Despite the positive role capoeira can play, the martial art can also be dangerous. In the game, opponents move slowly, yet with power, and often with one person’s foot only inches from planting a solid kick on their opponent’s leg or head. The danger comes “when a person doesn’t know how to disguise a fight as a dance. He ends up hurting a friend and he ends up with people talking badly about capoeira. Capoeira is only good things,” Cabquinho said.

American Culture Prof. Lucia Suarez, who specializes in Latin American studies, said people who live in a “marginal existence” today, such as in the shantytowns that surround several major cities in Brazil, use capoeira to organize. “Capoeira plays an important positive constructive role in the community. It gives a sense of possibility to people who otherwise have a lot of work and a lot of misery to withstand,” she said.

“It allows them to link to … different grassroots programs (which) have been able to work with capoeira, (incorporating) education and hygiene to bring a sense of community to these people in the more impoverished (areas),” she said.

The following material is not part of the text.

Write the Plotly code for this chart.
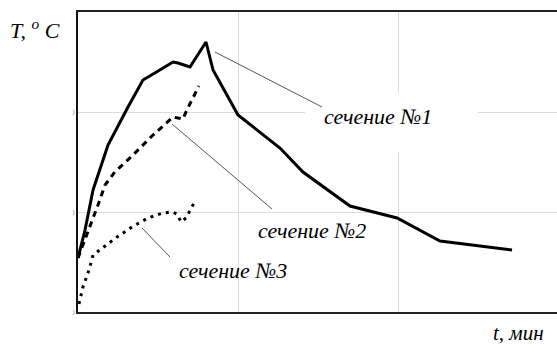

Last nights’s workshop at the Trotter Multicultural Center kicks off three days of workshops lead by Cabquinho with a special guest appearance by Titos Sompa, a dancer/singer/performer from Brazzaville, Congo, who will also lead dance workshops. Tonight’s workshop will be held at 7:00 in the Michigan Union Wolverine room. The events end Saturday with a capoeira performance in the Michigan Union Wolverine room at 3 p.m. The performance on Saturday is free. Workshops are free for students and cost $10 for nonstudents.